A cultural property expert warned Hobby Lobby’s in-house counsel about the artifacts, saying they may have been looted from archaeological sites in Iraq. Still, Hobby Lobby signed a purchase agreement for $1.6 million in December 2010, wiring the money to seven different bank accounts.

Considering the evidence of the tablets’ theft, Neil Brodie, a senior research fellow at the University of Oxford’s Endangered Archaeology of the Middle East and North Africa, said in an email that these tablets can tell scholars and the public about both the ancient world—revealing the economics and society of Irisagrig—and the modern one, in terms of how they were procured.

“I find it interesting that people who claim a right to study the tablets for what they can tell us about the ancient world are more than happy to suppress what they can tell us about the modern world,” Brodie, who thinks they should only be published with Iraq’s permission, told me. “What would the public want to know more about? The ancient or the modern?”

Hobby Lobby’s public reckoning may have sparked greater awareness about the theft of cultural property. The popular reaction that “Hobby Lobby funded ISIS,” though patently false, suggests this, and the news about Irisagrig will surely spark an even wider conversation on a topic that academics have been debating for years.

Meanwhile, there’s reason to be hopeful that the study of Irisagrig will continue.

Elizabeth Stone, a professor of Ancient Near Eastern Economy and Society at Stony Brook University, who was asked by the Department of Homeland Security to survey the Iraqi cylinder seals forfeited by Hobby Lobby, thinks that accessing the collection should not be a problem.

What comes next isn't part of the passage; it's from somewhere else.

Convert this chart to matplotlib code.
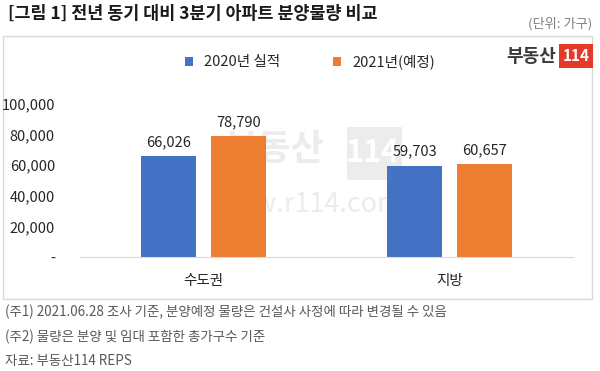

“I have not known of a situation where foreign scholars were denied access to materials that they wanted to study,” Stone told me in an email.

The tablets will go home, carrying still-untold knowledge about ancient Mesopotamians. In the end, the legacy of Irisagrig has not been lost to time, but the circumstances of its reappearance only underscore the complicated task of saving physical history. Maybe now, the people in Iraq will be given a chance to decide for themselves how that history should be told.